SHORT TASK: Pictures stay out of the copy. Please reproduce only the lines between the one holding "Rebuild this chart" and the one holding "plt.rcParams['mathtext.it'] = 'Liberation", inclusive.

DATA PROVIDED:
>>>>

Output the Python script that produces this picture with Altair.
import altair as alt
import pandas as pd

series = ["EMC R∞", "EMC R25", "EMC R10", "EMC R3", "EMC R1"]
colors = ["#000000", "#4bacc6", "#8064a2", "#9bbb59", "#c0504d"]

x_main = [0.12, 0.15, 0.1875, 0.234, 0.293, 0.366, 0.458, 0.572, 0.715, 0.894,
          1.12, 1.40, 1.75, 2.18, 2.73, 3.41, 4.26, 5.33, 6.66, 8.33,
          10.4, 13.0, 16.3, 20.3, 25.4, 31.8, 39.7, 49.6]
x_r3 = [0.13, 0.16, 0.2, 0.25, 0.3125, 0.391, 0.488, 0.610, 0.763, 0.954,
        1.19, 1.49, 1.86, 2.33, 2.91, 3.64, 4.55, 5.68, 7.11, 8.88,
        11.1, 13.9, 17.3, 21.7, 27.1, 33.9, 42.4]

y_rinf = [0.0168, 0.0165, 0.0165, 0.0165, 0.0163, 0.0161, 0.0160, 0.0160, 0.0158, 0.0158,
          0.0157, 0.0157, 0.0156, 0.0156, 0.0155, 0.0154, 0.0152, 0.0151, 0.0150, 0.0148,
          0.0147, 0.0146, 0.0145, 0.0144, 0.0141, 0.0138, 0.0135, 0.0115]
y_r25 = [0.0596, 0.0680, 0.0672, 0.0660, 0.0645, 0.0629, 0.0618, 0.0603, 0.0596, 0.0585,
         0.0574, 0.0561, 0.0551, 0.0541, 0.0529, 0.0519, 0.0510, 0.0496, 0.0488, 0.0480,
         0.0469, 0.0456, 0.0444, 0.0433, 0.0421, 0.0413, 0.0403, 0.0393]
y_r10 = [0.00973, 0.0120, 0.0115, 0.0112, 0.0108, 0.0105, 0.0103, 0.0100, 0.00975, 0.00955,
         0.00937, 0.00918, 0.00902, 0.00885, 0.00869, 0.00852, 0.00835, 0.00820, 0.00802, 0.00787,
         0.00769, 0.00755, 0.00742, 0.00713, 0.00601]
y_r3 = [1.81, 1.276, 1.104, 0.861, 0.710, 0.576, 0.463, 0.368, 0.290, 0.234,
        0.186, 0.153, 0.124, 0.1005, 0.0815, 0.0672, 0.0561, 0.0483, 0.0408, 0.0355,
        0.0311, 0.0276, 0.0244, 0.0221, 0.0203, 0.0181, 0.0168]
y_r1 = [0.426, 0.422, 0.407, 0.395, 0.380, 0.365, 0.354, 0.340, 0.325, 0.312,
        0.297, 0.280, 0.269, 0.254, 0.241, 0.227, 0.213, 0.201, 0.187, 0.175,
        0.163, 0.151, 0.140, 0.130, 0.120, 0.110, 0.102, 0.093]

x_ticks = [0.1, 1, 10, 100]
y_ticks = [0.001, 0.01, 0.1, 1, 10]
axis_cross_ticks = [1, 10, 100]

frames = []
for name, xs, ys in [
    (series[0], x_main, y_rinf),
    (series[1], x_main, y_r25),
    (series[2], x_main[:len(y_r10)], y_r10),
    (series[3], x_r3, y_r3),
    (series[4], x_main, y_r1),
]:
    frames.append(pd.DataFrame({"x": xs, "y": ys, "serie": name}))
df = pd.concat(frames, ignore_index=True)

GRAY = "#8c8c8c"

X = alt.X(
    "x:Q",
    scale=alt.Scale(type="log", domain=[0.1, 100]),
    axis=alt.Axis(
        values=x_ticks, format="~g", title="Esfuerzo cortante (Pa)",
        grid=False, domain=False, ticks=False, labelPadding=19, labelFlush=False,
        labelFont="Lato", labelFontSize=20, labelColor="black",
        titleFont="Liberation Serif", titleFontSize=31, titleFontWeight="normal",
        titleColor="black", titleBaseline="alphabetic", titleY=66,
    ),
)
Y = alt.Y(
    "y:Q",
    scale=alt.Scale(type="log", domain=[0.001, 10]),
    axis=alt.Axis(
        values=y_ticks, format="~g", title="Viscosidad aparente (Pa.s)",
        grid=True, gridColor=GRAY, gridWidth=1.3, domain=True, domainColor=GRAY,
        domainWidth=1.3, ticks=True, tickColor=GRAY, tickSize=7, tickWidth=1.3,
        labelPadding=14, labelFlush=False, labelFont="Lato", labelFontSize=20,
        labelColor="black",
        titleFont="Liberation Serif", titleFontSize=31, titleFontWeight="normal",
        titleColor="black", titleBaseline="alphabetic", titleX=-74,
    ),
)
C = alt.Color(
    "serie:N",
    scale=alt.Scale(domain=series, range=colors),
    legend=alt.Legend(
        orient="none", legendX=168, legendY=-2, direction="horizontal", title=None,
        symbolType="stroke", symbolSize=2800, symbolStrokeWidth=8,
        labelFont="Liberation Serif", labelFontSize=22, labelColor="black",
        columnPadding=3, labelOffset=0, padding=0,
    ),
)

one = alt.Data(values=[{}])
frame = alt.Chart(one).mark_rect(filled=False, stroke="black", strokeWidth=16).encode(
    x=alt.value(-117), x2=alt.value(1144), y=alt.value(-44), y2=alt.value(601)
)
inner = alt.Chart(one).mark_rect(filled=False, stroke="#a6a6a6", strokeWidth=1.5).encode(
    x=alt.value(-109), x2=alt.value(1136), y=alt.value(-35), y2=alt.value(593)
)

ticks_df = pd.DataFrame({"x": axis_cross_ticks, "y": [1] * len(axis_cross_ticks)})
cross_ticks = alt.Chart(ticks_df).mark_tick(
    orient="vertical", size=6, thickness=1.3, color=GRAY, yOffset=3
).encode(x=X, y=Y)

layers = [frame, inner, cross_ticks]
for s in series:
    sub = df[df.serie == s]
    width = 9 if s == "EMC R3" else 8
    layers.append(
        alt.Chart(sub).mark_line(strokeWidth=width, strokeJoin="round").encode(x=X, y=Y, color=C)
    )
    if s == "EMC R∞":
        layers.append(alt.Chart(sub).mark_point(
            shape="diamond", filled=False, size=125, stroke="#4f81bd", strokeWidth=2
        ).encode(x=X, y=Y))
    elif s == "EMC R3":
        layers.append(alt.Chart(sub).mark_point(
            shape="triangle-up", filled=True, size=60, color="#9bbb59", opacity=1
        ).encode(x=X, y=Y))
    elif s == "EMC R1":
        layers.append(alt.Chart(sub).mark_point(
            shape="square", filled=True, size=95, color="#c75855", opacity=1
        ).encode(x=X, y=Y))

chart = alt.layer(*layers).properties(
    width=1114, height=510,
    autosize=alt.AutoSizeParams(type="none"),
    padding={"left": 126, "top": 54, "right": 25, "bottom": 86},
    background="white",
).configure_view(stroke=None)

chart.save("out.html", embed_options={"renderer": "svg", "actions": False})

<<<<
>>>>

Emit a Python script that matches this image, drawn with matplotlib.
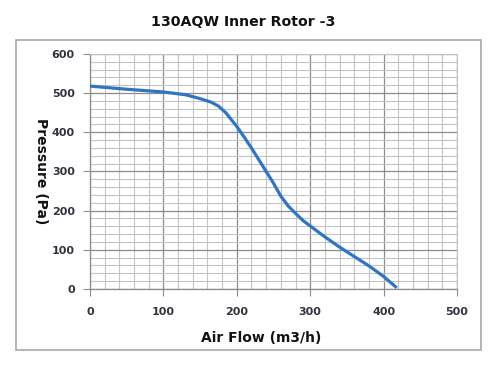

<<<<
>>>>

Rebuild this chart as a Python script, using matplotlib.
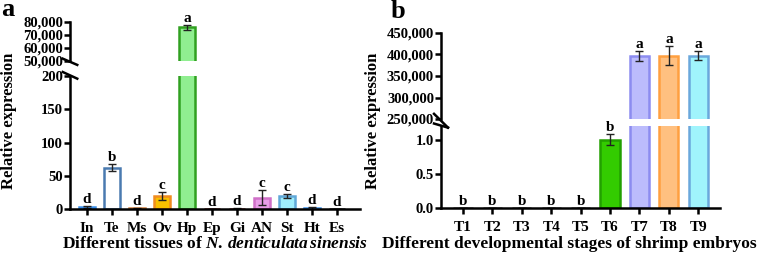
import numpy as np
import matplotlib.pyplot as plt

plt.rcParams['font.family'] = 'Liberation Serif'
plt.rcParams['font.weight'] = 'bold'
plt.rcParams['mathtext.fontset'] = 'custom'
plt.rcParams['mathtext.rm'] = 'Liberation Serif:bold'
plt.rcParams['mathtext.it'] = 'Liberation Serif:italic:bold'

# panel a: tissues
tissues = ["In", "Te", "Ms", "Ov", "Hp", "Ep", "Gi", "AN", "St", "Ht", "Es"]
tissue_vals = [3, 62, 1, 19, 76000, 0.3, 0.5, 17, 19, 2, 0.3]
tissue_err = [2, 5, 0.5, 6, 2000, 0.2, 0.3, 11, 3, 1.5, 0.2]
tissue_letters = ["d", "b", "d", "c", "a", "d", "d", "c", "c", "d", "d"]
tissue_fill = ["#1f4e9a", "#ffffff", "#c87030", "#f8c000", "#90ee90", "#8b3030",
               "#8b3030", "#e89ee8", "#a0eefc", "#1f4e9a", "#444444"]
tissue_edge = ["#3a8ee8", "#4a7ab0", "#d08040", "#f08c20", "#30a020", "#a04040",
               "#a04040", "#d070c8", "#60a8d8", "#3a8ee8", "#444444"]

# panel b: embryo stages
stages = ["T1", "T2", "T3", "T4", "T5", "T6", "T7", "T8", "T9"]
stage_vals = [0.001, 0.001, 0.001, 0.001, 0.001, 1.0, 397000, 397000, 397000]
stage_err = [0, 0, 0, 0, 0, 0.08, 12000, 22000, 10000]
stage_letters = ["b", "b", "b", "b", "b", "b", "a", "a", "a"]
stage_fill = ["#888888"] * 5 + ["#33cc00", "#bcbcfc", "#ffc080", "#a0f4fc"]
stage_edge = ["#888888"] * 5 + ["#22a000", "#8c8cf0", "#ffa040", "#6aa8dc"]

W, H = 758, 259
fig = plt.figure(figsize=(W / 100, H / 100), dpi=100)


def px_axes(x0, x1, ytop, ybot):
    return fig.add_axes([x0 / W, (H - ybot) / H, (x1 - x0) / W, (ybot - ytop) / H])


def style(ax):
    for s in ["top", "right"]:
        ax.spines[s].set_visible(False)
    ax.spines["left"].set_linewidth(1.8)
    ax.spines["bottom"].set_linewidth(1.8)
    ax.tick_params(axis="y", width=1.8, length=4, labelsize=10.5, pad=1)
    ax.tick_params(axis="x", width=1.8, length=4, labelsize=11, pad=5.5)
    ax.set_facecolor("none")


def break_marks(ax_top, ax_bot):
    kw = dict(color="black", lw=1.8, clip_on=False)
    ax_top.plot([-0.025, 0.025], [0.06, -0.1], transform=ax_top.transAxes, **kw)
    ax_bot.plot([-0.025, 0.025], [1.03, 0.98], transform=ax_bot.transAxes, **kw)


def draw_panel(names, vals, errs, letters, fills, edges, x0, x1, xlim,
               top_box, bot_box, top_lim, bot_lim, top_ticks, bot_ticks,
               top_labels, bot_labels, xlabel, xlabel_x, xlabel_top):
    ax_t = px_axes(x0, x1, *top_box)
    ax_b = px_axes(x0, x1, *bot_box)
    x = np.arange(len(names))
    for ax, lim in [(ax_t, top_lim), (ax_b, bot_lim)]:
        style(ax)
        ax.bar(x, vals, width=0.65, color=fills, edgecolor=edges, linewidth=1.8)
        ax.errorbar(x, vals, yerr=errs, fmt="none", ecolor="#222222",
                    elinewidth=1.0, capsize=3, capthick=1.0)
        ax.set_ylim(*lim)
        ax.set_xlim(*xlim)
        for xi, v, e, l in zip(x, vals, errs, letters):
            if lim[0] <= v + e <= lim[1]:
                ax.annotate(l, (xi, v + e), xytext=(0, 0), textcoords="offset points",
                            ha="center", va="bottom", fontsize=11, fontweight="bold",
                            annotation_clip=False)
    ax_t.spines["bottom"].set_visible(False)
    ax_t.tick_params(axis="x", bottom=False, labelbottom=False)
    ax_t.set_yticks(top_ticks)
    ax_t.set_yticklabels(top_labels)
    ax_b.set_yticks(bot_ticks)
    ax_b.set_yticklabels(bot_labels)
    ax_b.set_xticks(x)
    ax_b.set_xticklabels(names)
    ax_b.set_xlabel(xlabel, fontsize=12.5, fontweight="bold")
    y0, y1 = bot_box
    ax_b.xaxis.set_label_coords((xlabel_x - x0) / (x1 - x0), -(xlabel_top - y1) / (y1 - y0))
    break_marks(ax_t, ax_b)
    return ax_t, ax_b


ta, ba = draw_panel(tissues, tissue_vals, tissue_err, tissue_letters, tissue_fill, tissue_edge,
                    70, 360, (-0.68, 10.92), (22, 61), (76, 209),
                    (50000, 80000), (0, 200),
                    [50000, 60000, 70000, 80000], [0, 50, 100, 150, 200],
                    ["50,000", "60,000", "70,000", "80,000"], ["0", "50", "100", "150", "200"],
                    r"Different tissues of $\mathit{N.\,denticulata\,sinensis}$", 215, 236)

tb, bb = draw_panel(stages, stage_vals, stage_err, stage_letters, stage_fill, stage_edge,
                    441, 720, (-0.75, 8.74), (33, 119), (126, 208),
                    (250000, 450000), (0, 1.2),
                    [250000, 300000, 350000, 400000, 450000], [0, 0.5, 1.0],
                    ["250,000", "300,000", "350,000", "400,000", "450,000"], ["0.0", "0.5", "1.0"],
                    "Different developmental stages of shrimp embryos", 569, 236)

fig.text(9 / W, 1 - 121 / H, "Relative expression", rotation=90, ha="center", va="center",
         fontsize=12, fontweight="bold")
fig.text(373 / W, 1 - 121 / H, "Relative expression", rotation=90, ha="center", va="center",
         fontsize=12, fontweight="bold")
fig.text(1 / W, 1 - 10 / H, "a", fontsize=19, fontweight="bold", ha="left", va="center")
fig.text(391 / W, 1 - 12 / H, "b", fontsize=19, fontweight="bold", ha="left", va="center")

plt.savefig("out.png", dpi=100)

<<<<

SOLVED PROBLEM:
Rebuild this chart as a Python script, using matplotlib.
import numpy as np
import matplotlib.pyplot as plt

plt.rcParams['font.family'] = 'Liberation Serif'
plt.rcParams['font.weight'] = 'bold'
plt.rcParams['mathtext.fontset'] = 'custom'
plt.rcParams['mathtext.rm'] = 'Liberation Serif:bold'
plt.rcParams['mathtext.it'] = 'Liberation Serif:italic:bold'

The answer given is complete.